• Records supplied:
* BEGIN *

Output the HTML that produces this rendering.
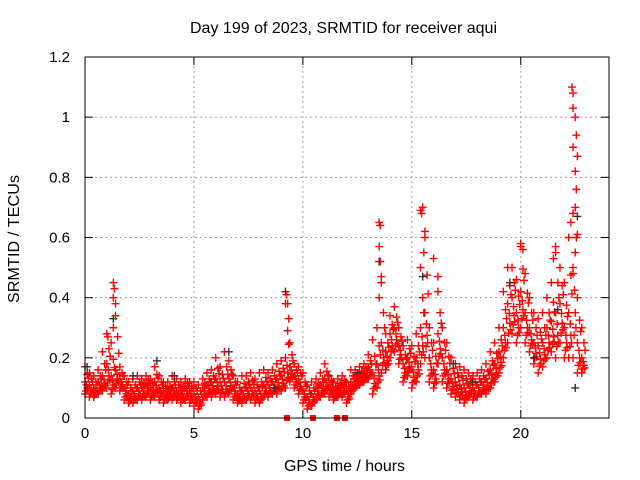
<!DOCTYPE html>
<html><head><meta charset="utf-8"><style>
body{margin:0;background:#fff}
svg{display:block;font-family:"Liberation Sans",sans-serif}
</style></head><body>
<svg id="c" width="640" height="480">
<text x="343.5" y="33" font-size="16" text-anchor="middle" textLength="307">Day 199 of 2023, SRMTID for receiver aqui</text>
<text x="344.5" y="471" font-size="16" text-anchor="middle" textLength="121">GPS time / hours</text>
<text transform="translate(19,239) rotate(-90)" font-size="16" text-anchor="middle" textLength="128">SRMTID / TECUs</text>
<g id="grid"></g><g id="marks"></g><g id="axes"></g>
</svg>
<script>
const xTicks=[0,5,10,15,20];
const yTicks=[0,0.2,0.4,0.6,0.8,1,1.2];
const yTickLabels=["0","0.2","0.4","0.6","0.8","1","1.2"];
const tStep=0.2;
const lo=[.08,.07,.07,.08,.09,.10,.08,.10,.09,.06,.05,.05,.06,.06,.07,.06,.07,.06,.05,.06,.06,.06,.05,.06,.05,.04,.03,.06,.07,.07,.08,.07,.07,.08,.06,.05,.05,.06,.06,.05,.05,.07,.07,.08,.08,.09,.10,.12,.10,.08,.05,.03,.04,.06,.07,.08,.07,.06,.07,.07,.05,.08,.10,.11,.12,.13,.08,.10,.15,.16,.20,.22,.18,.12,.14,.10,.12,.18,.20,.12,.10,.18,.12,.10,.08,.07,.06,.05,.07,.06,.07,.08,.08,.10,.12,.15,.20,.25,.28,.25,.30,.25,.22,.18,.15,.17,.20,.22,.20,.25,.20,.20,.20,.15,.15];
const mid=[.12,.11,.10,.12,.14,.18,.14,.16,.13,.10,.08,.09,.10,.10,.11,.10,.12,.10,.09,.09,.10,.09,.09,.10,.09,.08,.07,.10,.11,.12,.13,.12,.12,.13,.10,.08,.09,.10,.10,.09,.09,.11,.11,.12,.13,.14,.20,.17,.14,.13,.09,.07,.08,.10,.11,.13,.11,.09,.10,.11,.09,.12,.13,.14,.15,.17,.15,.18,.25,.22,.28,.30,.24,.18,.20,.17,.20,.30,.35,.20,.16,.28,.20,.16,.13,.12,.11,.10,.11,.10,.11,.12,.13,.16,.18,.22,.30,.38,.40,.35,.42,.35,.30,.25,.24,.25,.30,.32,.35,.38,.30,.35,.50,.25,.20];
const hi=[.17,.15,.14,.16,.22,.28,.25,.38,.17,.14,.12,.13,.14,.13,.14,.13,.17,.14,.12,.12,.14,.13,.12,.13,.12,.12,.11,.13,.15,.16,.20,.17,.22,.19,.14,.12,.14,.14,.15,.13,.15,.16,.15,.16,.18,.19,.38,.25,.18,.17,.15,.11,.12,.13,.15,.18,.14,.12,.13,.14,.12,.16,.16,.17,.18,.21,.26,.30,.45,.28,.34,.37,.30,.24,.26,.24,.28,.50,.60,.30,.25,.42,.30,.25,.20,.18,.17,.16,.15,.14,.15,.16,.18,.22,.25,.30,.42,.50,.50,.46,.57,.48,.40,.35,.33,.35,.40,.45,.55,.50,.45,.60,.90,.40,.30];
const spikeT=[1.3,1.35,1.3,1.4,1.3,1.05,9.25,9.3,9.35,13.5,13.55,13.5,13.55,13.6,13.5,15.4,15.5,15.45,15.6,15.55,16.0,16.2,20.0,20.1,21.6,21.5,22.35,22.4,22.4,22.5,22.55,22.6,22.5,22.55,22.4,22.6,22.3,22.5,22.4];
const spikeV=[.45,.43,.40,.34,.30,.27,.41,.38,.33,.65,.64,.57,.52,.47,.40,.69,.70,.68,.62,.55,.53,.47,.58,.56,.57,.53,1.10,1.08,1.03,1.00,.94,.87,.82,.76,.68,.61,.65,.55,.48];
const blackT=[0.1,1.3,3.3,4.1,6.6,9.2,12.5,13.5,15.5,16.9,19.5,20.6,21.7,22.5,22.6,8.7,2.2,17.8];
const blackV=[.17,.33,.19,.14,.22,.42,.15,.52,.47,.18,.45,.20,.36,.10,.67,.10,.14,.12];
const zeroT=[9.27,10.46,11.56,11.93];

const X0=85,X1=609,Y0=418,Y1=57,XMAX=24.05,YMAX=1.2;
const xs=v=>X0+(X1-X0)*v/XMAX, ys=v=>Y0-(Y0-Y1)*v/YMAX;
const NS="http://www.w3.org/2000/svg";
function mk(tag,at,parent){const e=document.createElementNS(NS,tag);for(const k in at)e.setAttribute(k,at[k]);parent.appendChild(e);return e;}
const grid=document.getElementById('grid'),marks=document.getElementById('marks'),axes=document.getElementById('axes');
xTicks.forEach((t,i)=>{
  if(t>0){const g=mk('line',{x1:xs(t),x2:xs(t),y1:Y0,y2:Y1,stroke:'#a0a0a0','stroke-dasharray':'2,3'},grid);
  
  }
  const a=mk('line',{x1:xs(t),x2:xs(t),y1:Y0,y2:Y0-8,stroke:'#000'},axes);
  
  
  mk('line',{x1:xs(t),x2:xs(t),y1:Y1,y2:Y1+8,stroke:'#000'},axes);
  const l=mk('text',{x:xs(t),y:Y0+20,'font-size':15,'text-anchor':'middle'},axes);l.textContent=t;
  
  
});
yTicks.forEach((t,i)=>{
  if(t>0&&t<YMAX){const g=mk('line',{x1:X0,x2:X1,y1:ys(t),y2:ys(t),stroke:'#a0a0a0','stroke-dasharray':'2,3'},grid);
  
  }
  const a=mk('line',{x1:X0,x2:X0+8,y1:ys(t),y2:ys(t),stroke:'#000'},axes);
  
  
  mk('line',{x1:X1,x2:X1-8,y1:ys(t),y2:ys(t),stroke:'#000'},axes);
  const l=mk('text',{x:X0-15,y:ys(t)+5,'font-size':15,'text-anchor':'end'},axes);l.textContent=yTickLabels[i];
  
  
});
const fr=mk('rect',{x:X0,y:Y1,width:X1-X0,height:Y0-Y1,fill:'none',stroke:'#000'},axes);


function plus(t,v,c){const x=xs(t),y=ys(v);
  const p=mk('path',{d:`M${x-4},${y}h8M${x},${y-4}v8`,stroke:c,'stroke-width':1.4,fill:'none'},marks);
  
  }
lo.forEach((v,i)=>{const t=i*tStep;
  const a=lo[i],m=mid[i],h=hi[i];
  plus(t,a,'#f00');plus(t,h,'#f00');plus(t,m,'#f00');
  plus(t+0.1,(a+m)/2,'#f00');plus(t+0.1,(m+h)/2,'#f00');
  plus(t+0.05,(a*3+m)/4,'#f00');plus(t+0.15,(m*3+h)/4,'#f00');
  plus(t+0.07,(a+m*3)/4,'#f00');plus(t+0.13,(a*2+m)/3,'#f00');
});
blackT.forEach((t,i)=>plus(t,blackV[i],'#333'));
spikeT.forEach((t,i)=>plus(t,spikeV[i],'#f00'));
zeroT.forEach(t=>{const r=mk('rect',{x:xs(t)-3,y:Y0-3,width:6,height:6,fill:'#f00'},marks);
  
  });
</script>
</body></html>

* END *
* BEGIN *

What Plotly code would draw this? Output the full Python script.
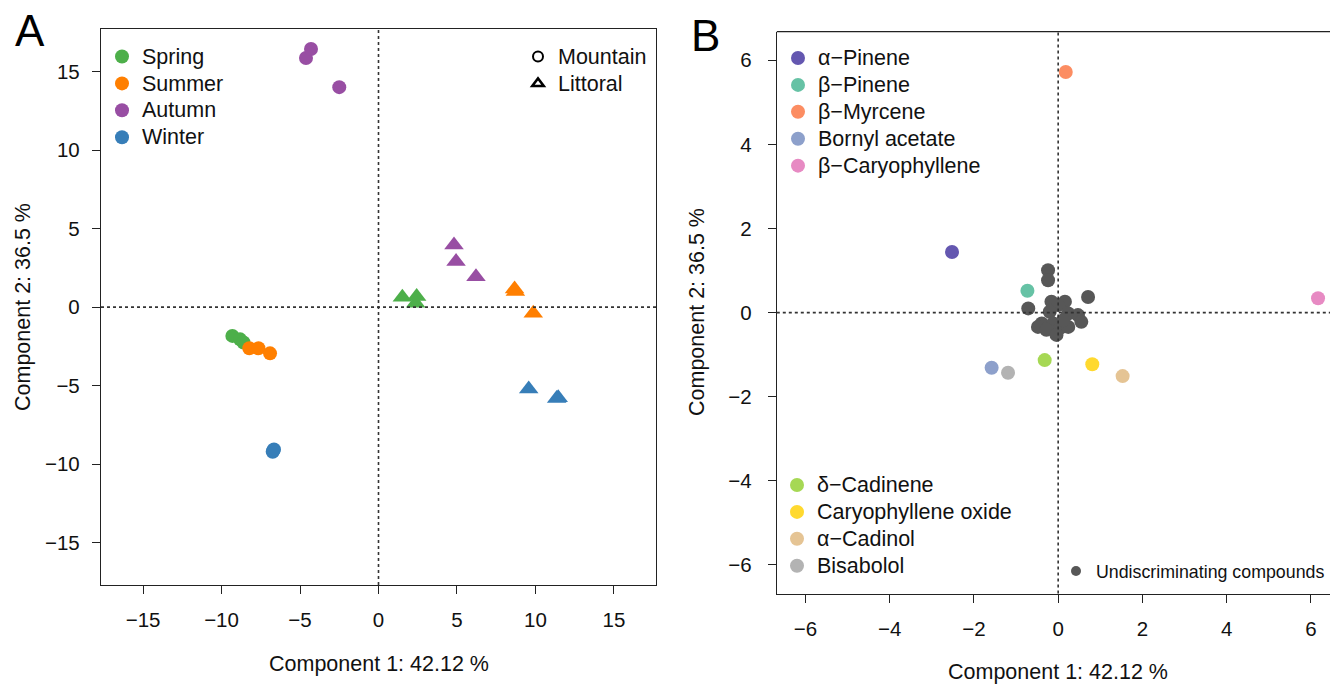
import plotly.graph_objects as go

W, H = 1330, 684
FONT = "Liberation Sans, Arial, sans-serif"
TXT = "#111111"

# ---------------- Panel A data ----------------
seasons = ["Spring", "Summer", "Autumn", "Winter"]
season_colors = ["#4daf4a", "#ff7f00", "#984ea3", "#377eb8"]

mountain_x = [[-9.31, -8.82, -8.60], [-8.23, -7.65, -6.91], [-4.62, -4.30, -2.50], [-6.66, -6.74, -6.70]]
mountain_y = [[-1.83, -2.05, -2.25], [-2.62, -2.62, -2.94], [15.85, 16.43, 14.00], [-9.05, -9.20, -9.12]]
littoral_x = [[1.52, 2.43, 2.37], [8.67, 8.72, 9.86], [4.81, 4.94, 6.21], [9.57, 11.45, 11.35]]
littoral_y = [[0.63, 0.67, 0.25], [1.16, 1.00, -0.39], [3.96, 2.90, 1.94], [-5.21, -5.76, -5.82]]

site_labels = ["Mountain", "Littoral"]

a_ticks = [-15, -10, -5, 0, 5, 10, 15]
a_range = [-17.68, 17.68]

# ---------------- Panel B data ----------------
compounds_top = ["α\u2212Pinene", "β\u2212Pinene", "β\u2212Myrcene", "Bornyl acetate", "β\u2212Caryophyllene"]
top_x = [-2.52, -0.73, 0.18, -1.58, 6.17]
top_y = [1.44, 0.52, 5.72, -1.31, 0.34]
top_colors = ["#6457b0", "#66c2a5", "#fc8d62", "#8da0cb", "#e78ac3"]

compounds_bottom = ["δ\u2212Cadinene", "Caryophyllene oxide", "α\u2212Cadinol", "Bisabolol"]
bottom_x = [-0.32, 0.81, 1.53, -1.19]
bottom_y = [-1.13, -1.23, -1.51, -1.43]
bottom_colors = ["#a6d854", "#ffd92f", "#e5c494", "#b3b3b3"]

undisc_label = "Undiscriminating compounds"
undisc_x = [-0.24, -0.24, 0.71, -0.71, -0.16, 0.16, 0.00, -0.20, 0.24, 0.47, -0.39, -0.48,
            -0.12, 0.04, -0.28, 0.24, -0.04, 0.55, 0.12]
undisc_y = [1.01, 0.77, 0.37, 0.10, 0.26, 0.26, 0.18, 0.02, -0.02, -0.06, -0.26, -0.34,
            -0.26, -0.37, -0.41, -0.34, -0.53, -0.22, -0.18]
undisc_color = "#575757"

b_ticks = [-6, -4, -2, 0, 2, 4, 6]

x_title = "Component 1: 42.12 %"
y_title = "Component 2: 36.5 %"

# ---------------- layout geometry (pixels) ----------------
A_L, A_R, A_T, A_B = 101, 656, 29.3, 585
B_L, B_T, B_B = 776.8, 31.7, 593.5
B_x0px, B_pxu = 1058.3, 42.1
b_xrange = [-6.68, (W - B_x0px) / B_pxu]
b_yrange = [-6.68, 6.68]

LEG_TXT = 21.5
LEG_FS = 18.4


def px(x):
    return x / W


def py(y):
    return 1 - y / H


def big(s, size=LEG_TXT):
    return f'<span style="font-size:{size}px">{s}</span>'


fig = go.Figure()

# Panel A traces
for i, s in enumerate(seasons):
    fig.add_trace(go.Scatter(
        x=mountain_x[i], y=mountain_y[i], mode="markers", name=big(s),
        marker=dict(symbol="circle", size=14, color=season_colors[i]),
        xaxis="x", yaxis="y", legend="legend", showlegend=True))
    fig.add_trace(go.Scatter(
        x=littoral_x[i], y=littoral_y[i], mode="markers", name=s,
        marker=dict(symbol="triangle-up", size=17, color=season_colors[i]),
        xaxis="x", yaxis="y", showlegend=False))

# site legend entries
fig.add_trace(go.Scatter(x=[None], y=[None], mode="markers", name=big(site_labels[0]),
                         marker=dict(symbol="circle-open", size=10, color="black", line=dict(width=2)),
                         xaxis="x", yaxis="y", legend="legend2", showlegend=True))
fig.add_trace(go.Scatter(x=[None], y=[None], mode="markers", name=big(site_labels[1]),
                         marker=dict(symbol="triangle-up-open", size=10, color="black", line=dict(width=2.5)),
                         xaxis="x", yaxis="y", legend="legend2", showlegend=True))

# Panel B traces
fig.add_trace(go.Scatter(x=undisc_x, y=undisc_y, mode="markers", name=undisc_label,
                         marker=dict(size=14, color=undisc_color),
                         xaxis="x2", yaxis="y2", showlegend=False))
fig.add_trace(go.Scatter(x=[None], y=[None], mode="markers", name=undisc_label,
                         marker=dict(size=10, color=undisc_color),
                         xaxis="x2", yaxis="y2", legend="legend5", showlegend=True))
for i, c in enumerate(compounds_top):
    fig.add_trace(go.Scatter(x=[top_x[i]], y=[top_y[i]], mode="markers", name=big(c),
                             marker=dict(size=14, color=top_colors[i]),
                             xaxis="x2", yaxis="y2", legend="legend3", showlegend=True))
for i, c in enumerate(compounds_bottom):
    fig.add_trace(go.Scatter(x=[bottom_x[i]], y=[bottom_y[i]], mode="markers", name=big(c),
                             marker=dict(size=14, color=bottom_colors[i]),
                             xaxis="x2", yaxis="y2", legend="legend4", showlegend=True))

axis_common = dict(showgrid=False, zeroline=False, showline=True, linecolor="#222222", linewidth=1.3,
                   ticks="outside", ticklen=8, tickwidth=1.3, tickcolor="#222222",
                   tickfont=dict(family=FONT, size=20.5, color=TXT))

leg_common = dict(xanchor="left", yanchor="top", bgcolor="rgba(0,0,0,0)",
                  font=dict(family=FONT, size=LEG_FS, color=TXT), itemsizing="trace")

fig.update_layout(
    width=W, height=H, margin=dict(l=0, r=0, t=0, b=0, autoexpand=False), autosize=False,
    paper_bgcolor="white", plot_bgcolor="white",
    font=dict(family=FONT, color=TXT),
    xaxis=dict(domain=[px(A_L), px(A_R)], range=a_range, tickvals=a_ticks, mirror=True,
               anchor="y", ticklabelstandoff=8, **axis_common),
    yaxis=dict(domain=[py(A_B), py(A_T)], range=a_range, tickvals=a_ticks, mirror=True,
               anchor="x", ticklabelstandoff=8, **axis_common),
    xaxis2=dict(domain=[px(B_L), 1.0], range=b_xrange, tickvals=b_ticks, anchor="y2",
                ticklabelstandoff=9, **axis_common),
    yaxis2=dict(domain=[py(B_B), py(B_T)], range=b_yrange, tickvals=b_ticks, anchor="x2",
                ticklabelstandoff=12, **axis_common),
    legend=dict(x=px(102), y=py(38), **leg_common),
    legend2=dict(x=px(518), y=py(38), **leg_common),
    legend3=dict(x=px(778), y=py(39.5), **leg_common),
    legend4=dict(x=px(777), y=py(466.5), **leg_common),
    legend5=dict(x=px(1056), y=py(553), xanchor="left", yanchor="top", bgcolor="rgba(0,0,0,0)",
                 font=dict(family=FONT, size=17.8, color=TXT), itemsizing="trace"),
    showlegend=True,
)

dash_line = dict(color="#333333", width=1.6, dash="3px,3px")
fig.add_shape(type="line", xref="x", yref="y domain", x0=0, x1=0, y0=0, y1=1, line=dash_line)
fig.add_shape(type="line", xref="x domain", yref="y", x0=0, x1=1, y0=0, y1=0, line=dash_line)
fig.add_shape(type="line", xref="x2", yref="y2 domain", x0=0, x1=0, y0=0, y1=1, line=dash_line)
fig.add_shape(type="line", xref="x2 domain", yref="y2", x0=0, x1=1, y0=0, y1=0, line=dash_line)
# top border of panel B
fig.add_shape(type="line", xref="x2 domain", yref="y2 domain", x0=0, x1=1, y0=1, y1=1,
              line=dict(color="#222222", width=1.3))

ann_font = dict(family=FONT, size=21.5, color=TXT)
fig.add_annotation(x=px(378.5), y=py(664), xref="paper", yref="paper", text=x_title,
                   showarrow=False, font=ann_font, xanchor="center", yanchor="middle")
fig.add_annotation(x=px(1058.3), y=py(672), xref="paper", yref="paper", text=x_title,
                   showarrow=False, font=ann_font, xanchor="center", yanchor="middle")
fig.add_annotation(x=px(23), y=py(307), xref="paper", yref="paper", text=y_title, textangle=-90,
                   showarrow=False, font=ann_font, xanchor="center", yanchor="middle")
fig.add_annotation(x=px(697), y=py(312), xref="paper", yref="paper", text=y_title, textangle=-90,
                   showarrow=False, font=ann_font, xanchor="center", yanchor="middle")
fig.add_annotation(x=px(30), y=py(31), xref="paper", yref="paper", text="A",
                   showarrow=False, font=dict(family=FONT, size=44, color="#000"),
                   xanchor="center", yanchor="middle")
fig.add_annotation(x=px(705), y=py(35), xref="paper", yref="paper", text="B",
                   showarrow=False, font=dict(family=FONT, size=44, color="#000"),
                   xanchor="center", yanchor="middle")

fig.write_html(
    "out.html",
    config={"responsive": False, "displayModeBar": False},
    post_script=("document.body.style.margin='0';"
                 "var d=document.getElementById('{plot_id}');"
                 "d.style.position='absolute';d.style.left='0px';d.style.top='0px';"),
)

* END *
* BEGIN *

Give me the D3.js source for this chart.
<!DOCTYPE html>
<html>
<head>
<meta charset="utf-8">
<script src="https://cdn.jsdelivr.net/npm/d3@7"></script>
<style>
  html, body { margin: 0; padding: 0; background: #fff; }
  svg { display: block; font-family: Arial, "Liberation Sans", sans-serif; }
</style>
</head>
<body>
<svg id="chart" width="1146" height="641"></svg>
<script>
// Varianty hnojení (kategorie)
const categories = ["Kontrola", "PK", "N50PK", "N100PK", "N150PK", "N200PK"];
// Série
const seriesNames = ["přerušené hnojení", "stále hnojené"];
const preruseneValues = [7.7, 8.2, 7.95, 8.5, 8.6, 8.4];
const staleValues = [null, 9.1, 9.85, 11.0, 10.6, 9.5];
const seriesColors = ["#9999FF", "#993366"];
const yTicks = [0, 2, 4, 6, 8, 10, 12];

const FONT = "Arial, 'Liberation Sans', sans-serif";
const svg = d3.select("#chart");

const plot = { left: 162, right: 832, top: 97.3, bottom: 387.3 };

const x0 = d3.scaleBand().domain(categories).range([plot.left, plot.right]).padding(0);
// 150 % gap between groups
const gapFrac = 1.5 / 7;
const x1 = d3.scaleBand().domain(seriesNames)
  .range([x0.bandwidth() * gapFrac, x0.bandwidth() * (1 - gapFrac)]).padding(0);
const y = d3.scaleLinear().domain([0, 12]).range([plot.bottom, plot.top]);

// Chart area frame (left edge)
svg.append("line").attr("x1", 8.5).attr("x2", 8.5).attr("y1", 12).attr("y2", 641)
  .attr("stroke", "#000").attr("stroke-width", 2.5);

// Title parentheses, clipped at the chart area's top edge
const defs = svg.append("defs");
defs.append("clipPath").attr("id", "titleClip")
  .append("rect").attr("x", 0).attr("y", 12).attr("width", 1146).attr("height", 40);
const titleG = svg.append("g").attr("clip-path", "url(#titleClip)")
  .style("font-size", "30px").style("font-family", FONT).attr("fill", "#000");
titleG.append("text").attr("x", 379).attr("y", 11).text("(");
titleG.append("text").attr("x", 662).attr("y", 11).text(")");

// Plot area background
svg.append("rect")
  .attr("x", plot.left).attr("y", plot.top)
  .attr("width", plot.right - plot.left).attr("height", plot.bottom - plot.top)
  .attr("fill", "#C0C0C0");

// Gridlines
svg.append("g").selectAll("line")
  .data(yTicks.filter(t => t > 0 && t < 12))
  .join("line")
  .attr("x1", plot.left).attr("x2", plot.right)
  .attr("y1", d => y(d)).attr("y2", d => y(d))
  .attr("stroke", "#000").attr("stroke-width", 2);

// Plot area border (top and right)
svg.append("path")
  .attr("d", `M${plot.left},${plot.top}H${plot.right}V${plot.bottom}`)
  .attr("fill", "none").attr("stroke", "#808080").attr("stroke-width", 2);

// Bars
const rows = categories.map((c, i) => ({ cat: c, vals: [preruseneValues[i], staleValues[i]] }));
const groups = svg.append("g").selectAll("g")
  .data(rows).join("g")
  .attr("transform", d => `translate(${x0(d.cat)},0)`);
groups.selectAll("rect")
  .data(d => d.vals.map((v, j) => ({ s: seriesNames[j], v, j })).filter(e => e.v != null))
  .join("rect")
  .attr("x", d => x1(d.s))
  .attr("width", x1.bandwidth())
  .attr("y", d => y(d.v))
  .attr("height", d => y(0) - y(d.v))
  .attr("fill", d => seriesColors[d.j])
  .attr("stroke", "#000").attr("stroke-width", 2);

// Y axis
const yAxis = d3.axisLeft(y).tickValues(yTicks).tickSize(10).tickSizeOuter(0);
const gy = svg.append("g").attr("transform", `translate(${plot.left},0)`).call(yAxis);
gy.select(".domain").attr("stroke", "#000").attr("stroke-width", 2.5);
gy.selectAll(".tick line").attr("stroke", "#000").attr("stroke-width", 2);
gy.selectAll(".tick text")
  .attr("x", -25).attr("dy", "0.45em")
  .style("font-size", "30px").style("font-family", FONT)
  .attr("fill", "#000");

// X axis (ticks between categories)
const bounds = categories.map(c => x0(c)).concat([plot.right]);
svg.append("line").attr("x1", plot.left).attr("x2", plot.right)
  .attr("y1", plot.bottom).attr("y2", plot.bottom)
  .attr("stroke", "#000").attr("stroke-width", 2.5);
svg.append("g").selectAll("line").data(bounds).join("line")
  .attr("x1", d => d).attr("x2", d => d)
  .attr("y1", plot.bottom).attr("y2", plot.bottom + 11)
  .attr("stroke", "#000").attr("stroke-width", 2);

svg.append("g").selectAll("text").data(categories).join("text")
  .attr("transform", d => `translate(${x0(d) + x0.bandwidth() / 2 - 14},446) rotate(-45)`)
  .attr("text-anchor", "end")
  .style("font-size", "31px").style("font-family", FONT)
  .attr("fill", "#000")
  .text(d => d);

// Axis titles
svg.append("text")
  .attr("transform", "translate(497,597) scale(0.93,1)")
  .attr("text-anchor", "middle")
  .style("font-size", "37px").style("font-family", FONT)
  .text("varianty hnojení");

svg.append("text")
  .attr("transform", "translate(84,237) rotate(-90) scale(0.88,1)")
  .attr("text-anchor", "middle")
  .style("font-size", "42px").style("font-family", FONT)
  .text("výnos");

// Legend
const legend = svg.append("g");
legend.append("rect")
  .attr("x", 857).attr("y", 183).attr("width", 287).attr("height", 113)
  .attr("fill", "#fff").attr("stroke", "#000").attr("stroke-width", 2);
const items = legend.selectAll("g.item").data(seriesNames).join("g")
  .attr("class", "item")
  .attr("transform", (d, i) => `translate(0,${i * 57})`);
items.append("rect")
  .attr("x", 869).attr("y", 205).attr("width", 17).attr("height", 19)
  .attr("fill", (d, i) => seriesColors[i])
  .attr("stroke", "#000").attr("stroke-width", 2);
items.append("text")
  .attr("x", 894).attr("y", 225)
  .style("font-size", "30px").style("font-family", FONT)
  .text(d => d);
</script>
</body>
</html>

* END *

• What the exercise asks: Write out the lines beginning with the one that contains "What Plotly code" and ending with the one that contains "a_range = [-17.68, 17.68]", exactly as given. Leave pictures out.

• Answer to the task:
What Plotly code would draw this? Output the full Python script.
import plotly.graph_objects as go

W, H = 1330, 684
FONT = "Liberation Sans, Arial, sans-serif"
TXT = "#111111"

# ---------------- Panel A data ----------------
seasons = ["Spring", "Summer", "Autumn", "Winter"]
season_colors = ["#4daf4a", "#ff7f00", "#984ea3", "#377eb8"]

mountain_x = [[-9.31, -8.82, -8.60], [-8.23, -7.65, -6.91], [-4.62, -4.30, -2.50], [-6.66, -6.74, -6.70]]
mountain_y = [[-1.83, -2.05, -2.25], [-2.62, -2.62, -2.94], [15.85, 16.43, 14.00], [-9.05, -9.20, -9.12]]
littoral_x = [[1.52, 2.43, 2.37], [8.67, 8.72, 9.86], [4.81, 4.94, 6.21], [9.57, 11.45, 11.35]]
littoral_y = [[0.63, 0.67, 0.25], [1.16, 1.00, -0.39], [3.96, 2.90, 1.94], [-5.21, -5.76, -5.82]]

site_labels = ["Mountain", "Littoral"]

a_ticks = [-15, -10, -5, 0, 5, 10, 15]
a_range = [-17.68, 17.68]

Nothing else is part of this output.